What Counts as a Home Office?
If you’re an entrepreneur, you might have considered utilizing your home space as an office. It doesn’t matter if you’re new or old to the business world, having an office space at home just sometimes makes your work life a lot easier. So, you’ve looked a little bit into it… but you left with even more questions.
You’re not really sure what constitutes a home office to actually be a home office; especially when it comes to insurance. You want to be getting it right. If you do, you’ll save on taxes and get the right insurance coverage. But if you get it wrong, the costs could outweigh the benefits.
Here’s how to get it right.
Doing It the Right Way
If you want to file your home office on your taxes, the key is being specific with two words. To deduct home-office expenses, the area you call an office needs to be used exclusively and on a regular basis. It either has be used as your principal place of business or a setting to meet with potential patients, clients, etc.
So, by exclusively, we mean the home-office space is used only for work. However, it doesn’t have to be an entire room. For it to be considered an office space, the work area needs clear boundaries.
Then again, you don’t have to use the office every day for it to be considered as a regularly used work space.
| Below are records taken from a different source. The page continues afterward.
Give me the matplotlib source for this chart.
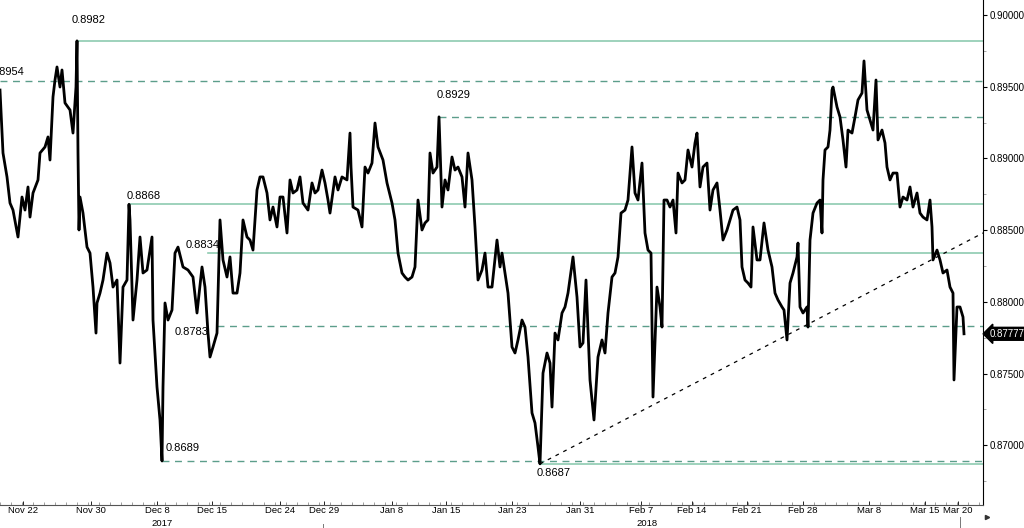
import matplotlib
matplotlib.use("Agg")
import matplotlib.pyplot as plt
from matplotlib.ticker import MultipleLocator, FixedLocator
import numpy as np

plt.rcParams['font.family'] = ['Liberation Sans', 'DejaVu Sans']

# bar number (chart bars, left to right) and price
bars = [0, 3, 7, 10, 13, 18, 22, 25, 28, 30, 33, 38, 40, 45, 48, 50, 53, 55, 57, 60,
        62, 65, 70, 73, 76, 77, 78, 79, 80, 83, 87, 90, 93, 96, 97, 100, 103, 107, 110, 113,
        117, 120, 123, 127, 129, 130, 133, 137, 140, 143, 147, 152, 153, 157, 160, 162, 163, 165, 168, 172,
        175, 178, 183, 188, 193, 197, 202, 205, 208, 210, 213, 217, 220, 223, 227, 230, 233, 237, 240, 243,
        247, 250, 253, 257, 260, 263, 267, 270, 273, 277, 280, 283, 287, 290, 293, 297, 300, 303, 308, 312,
        315, 318, 322, 325, 328, 330, 335, 338, 342, 347, 350, 351, 353, 358, 362, 365, 368, 372, 375, 378,
        383, 387, 392, 395, 398, 402, 405, 408, 412, 415, 418, 422, 425, 428, 430, 433, 437, 439, 442, 445,
        448, 452, 455, 458, 462, 465, 468, 472, 475, 478, 482, 485, 488, 492, 497, 500, 502, 505, 508, 512,
        515, 518, 522, 525, 528, 532, 535, 538, 540, 543, 547, 550, 552, 555, 558, 562, 565, 568, 573, 577,
        580, 583, 586, 590, 594, 598, 602, 605, 608, 612, 615, 618, 621, 625, 628, 632, 635, 638, 642, 645,
        648, 651, 653, 657, 660, 662, 664, 667, 670, 673, 676, 678, 682, 685, 688, 692, 695, 697, 700, 703,
        707, 710, 713, 717, 720, 723, 727, 730, 733, 737, 740, 742, 745, 748, 751, 753, 757, 760, 764, 768,
        772, 775, 778, 782, 784, 787, 790, 793, 797, 798, 800, 803, 807, 808, 810, 813, 817, 820, 822, 823,
        825, 828, 830, 832, 833, 837, 840, 843, 846, 848, 852, 855, 858, 862, 864, 867, 870, 873, 876, 878,
        882, 885, 887, 890, 893, 897, 900, 903, 907, 910, 913, 917, 920, 923, 927, 930, 932, 933, 937, 940,
        943, 947, 950, 953, 954, 957, 960, 963, 964]
prices = [0.89477, 0.89038, 0.88871, 0.88689, 0.88640, 0.88452, 0.88731, 0.88640, 0.88801, 0.88591,
          0.88759, 0.88850, 0.89038, 0.89080, 0.89150, 0.88989, 0.89429, 0.89547, 0.89638, 0.89498,
          0.89617, 0.89387, 0.89338, 0.89177, 0.89498, 0.89820, 0.89038, 0.88501, 0.88731, 0.88619,
          0.88382, 0.88340, 0.88103, 0.87782, 0.87992, 0.88061, 0.88152, 0.88340, 0.88271, 0.88103,
          0.88152, 0.87573, 0.88103, 0.88152, 0.88680, 0.88571, 0.87873, 0.88152, 0.88452, 0.88201,
          0.88222, 0.88452, 0.87873, 0.87406, 0.87176, 0.86890, 0.87406, 0.87992, 0.87873, 0.87943,
          0.88340, 0.88382, 0.88243, 0.88222, 0.88173, 0.87922, 0.88243, 0.88103, 0.87782, 0.87615,
          0.87685, 0.87782, 0.88571, 0.88292, 0.88173, 0.88313, 0.88061, 0.88061, 0.88201, 0.88571,
          0.88452, 0.88431, 0.88361, 0.88780, 0.88871, 0.88871, 0.88759, 0.88571, 0.88661, 0.88522,
          0.88731, 0.88731, 0.88480, 0.88850, 0.88759, 0.88780, 0.88871, 0.88689, 0.88640, 0.88829,
          0.88759, 0.88780, 0.88919, 0.88829, 0.88710, 0.88619, 0.88871, 0.88780, 0.88871, 0.88850,
          0.89177, 0.88940, 0.88661, 0.88640, 0.88522, 0.88940, 0.88898, 0.88968, 0.89247, 0.89080,
          0.88989, 0.88829, 0.88689, 0.88571, 0.88340, 0.88201, 0.88173, 0.88152, 0.88173, 0.88243,
          0.88710, 0.88501, 0.88550, 0.88571, 0.89038, 0.88898, 0.88940, 0.89290, 0.88661, 0.88850,
          0.88780, 0.89010, 0.88919, 0.88940, 0.88871, 0.88661, 0.89038, 0.88850, 0.88522, 0.88152,
          0.88222, 0.88340, 0.88103, 0.88103, 0.88431, 0.88243, 0.88340, 0.88201, 0.88061, 0.87685,
          0.87643, 0.87734, 0.87873, 0.87824, 0.87615, 0.87225, 0.87155, 0.86988, 0.86870, 0.87503,
          0.87643, 0.87573, 0.87266, 0.87782, 0.87734, 0.87922, 0.87964, 0.88061, 0.88313, 0.88033,
          0.87685, 0.87713, 0.88152, 0.87455, 0.87176, 0.87615, 0.87734, 0.87643, 0.87922, 0.88173,
          0.88201, 0.88313, 0.88619, 0.88640, 0.88710, 0.89080, 0.88759, 0.88710, 0.88968, 0.88480,
          0.88361, 0.88340, 0.87336, 0.88103, 0.87964, 0.87824, 0.88710, 0.88710, 0.88661, 0.88710,
          0.88480, 0.88898, 0.88829, 0.88850, 0.89059, 0.88940, 0.89108, 0.89177, 0.88801, 0.88940,
          0.88968, 0.88640, 0.88780, 0.88829, 0.88640, 0.88431, 0.88501, 0.88571, 0.88640, 0.88661,
          0.88571, 0.88243, 0.88152, 0.88131, 0.88103, 0.88522, 0.88292, 0.88292, 0.88550, 0.88361,
          0.88243, 0.88061, 0.88013, 0.87964, 0.87943, 0.87734, 0.88131, 0.88201, 0.88313, 0.88410,
          0.87964, 0.87922, 0.87964, 0.87824, 0.88431, 0.88619, 0.88689, 0.88710, 0.88480, 0.88850,
          0.89059, 0.89080, 0.89198, 0.89477, 0.89498, 0.89359, 0.89289, 0.89129, 0.88940, 0.89198,
          0.89177, 0.89289, 0.89408, 0.89456, 0.89680, 0.89338, 0.89268, 0.89198, 0.89547, 0.89129,
          0.89198, 0.89108, 0.88940, 0.88850, 0.88898, 0.88898, 0.88661, 0.88731, 0.88710, 0.88801,
          0.88661, 0.88759, 0.88619, 0.88591, 0.88571, 0.88710, 0.88522, 0.88292, 0.88361, 0.88292,
          0.88201, 0.88222, 0.88103, 0.88061, 0.87455, 0.87964, 0.87964, 0.87894, 0.87777]

# support / resistance levels
level_prices = [0.8982, 0.8954, 0.8929, 0.8868, 0.8834, 0.8783, 0.8689, 0.8687]
level_start = [77, 0, 439, 129, 208, 217, 162, 540]
level_dashed = [False, True, True, False, False, True, True, False]
level_text = ["0.8982", "0.8954", "0.8929", "0.8868", "0.8834", "0.8783", "0.8689", "0.8687"]
label_dx = [-5, -9.5, -2, -2, -22, -42, 4, -3]      # px
label_dy = [21, 9, 22, 8, 8, -6, 13, -9]           # px

# trend line from the Jan low
trend_bars = [540, 983]
trend_prices = [0.8687, 0.8848]

last_price = 0.87777

tick_pos = [23, 91, 157, 212, 280, 324, 392, 446, 512, 580, 641, 692, 747, 803, 869, 925, 958]
tick_lbl = ["Nov 22", "Nov 30", "Dec 8", "Dec 15", "Dec 24", "Dec 29", "Jan 8", "Jan 15", "Jan 23",
            "Jan 31", "Feb 7", "Feb 14", "Feb 21", "Feb 28", "Mar 8", "Mar 15", "Mar 20"]
years = ["2017", "2018"]
year_pos = [162, 647]

fig = plt.figure(figsize=(10.24, 5.28), dpi=100)
ax = fig.add_axes([0, 23 / 528, 983 / 1024, 505 / 528])
ax.set_xlim(0, 983)
ax.set_ylim(0.86583, 0.90105)

solid_c = "#8ecbb0"
dash_c = "#5c9e8b"
for p, s, d, t, dx, dy in zip(level_prices, level_start, level_dashed, level_text, label_dx, label_dy):
    if d:
        ax.plot([s, 983], [p, p], color=dash_c, lw=1.0, ls=(0, (5, 4)), zorder=1)
    else:
        ax.plot([s, 983], [p, p], color=solid_c, lw=1.2, zorder=1)
    ax.annotate(t, xy=(s, p), xytext=(dx * 0.72, dy * 0.72), textcoords="offset points",
                ha="left", va="center", fontsize=8, color="black", annotation_clip=False)

ax.plot(trend_bars, trend_prices, color="black", lw=0.9, ls=(0, (3, 4)), zorder=2)
ax.plot(bars, prices, color="black", lw=2.0, zorder=3)

for sp in ["top", "left"]:
    ax.spines[sp].set_visible(False)
ax.spines["right"].set_color("black")
ax.spines["bottom"].set_color("#555555")

ax.yaxis.tick_right()
ax.yaxis.set_major_locator(MultipleLocator(0.005))
ax.yaxis.set_minor_locator(MultipleLocator(0.0025))
ax.yaxis.set_major_formatter(matplotlib.ticker.FormatStrFormatter("%.5f"))
ax.tick_params(axis="y", which="major", length=3, width=0.8, labelsize=7, pad=1.5)
ax.tick_params(axis="y", which="minor", length=2, width=0.6, color="#999999")

ax.xaxis.set_major_locator(FixedLocator(tick_pos))
ax.set_xticklabels(tick_lbl)
ax.xaxis.set_minor_locator(MultipleLocator(11))
ax.tick_params(axis="x", which="major", direction="in", length=3, width=0.6, labelsize=6.8, pad=1)
ax.tick_params(axis="x", which="minor", direction="in", length=2, width=0.5, color="#777777")

xt = ax.get_xaxis_transform()
for yl, xp in zip(years, year_pos):
    ax.text(xp, -0.036, yl, transform=xt, ha="center", va="center", fontsize=6.8)

# year separators on the date axis
ax.plot([323, 323], [-0.037, -0.05], color="#777777", lw=0.7, transform=xt, clip_on=False)
ax.plot([960, 960], [-0.024, -0.05], color="#777777", lw=0.7, transform=xt, clip_on=False)
ax.plot([987], [-0.024], marker=">", ms=3, color="#333333", transform=xt, clip_on=False)

# last price tag
ax.annotate(f"{last_price:.5f}", xy=(983, last_price), xytext=(5, 0), textcoords="offset points",
            ha="left", va="center", fontsize=7, color="white", annotation_clip=False,
            bbox=dict(boxstyle="larrow,pad=0.15", fc="black", ec="black"))

fig.savefig("out.png", dpi=100)
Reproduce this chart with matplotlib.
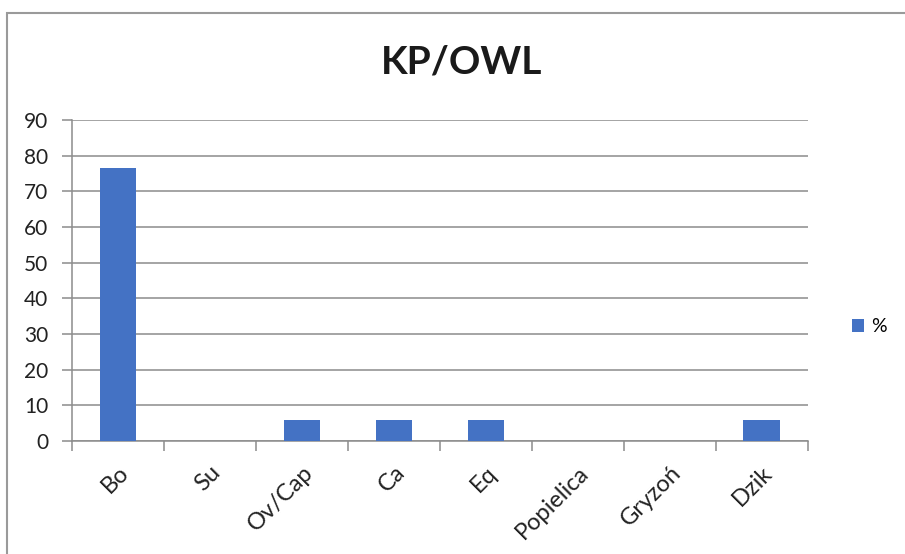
import matplotlib.pyplot as plt
from matplotlib.patches import Rectangle

# dane
kategorie = ['Bo', 'Su', 'Ov/Cap', 'Ca', 'Eq', 'Popielica', 'Gryzoń', 'Dzik']
procent = [76.5, 0, 5.9, 5.9, 5.9, 0, 0, 5.9]
y_ticks = [0, 10, 20, 30, 40, 50, 60, 70, 80, 90]

plt.rcParams['font.family'] = ['Lato', 'DejaVu Sans']

fig = plt.figure(figsize=(9.05, 5.54), dpi=100)
ax = fig.add_axes([0.0796, 0.204, 0.813, 0.579])

szary = '#8c8c8c'
x = range(len(kategorie))
ax.bar(x, procent, width=0.4, color='#4472C4', label='%', zorder=3)

ax.set_xlim(-0.5, len(kategorie) - 0.5)
ax.set_ylim(0, 90)
ax.set_yticks(y_ticks)
ax.yaxis.grid(True, color=szary, linewidth=1.1, zorder=0)

# znaczniki osi X na granicach kategorii
ax.set_xticks([i - 0.5 for i in range(len(kategorie) + 1)])
ax.set_xticklabels([])
ax.set_xticks(list(x), kategorie, minor=True, fontsize=17, color='#222222',
              rotation=45, ha='right', va='top', rotation_mode='anchor')
ax.tick_params(axis='x', which='minor', length=0, pad=15)
ax.tick_params(axis='x', which='major', length=7, color=szary, width=1.1)
ax.tick_params(axis='y', length=7, color=szary, width=1.1, labelsize=15, pad=10,
               labelcolor='#222222')

for s in ['top', 'right']:
    ax.spines[s].set_visible(False)
for s in ['left', 'bottom']:
    ax.spines[s].set_color(szary)
    ax.spines[s].set_linewidth(1.1)

fig.text(0.51, 0.888, 'KP/OWL', ha='center', va='center', fontsize=28, fontweight='bold',
         color='#1a1a1a')

ax.legend(loc='center left', bbox_to_anchor=(0.922, 0.41), bbox_transform=fig.transFigure,
          frameon=False, fontsize=14, handlelength=0.6, handleheight=0.6, handletextpad=0.4)

# ramka wykresu
fig.patches.append(Rectangle((7 / 905, -0.01), 1.0, 1 - 13 / 554 + 0.01,
                             transform=fig.transFigure, fill=False,
                             edgecolor='#9a9a9a', linewidth=1.5))

plt.savefig('out.png', dpi=100)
Even if you work from home part-time and use the area once or twice a week, you can claim it. If it’s consistent, you’re allowed to claim it.
Now onto the actual insurance. You can claim deduction whether you’re a homeowner or a renter. If you don’t have insurance yet, it’s time you look at some home insurance quotes. Having the right insurance will give you the best coverage for deducting home office expenses.
Furthermore, there’s a simplified option for computing the home office deduction. This means you’ll have less recordkeeping to do. Reducing this burden and allowing a qualified taxpayer to multiply a prescribed rate by allowable square footage of the office is part of the process. Essentially, you have to give up something for determining actual expenses.
The standard method has some calculation, allocation, and substantiation requirements that are more complex than the simplified route. Taxpayers using the regular method must determine the actual expenses of their home office. Typically, these expenses include mortgage interest, insurance, utilities, repairs, and the like.
The regular method works by considering how much percentage of your home is used for the business. If you’re using an entire room for your company, you’ll need to know the percentage of your home it occupies.
Things to Watch Out For
Finally, because you plan on deducting expenses, you should try to keep as detailed of a track of expenses as you can. In the case that you’re audited, you’ll have a track that can back up your expenses. Include purchases, electric bills, utility bills, and repairs to make it a comprehensive list that back up your claims.
Alright, so we went over how to claim deductibles, which expenses to keep track of, and your dire need for homeowners or renter’s insurance. If you’re not utilizing your home space already, the benefits seem plentiful. It’s a great way to save money and make work life easier. Just make sure that you purchase insurance and your office meets the requirements. Otherwise, it’s time to get to work. Go get ‘em!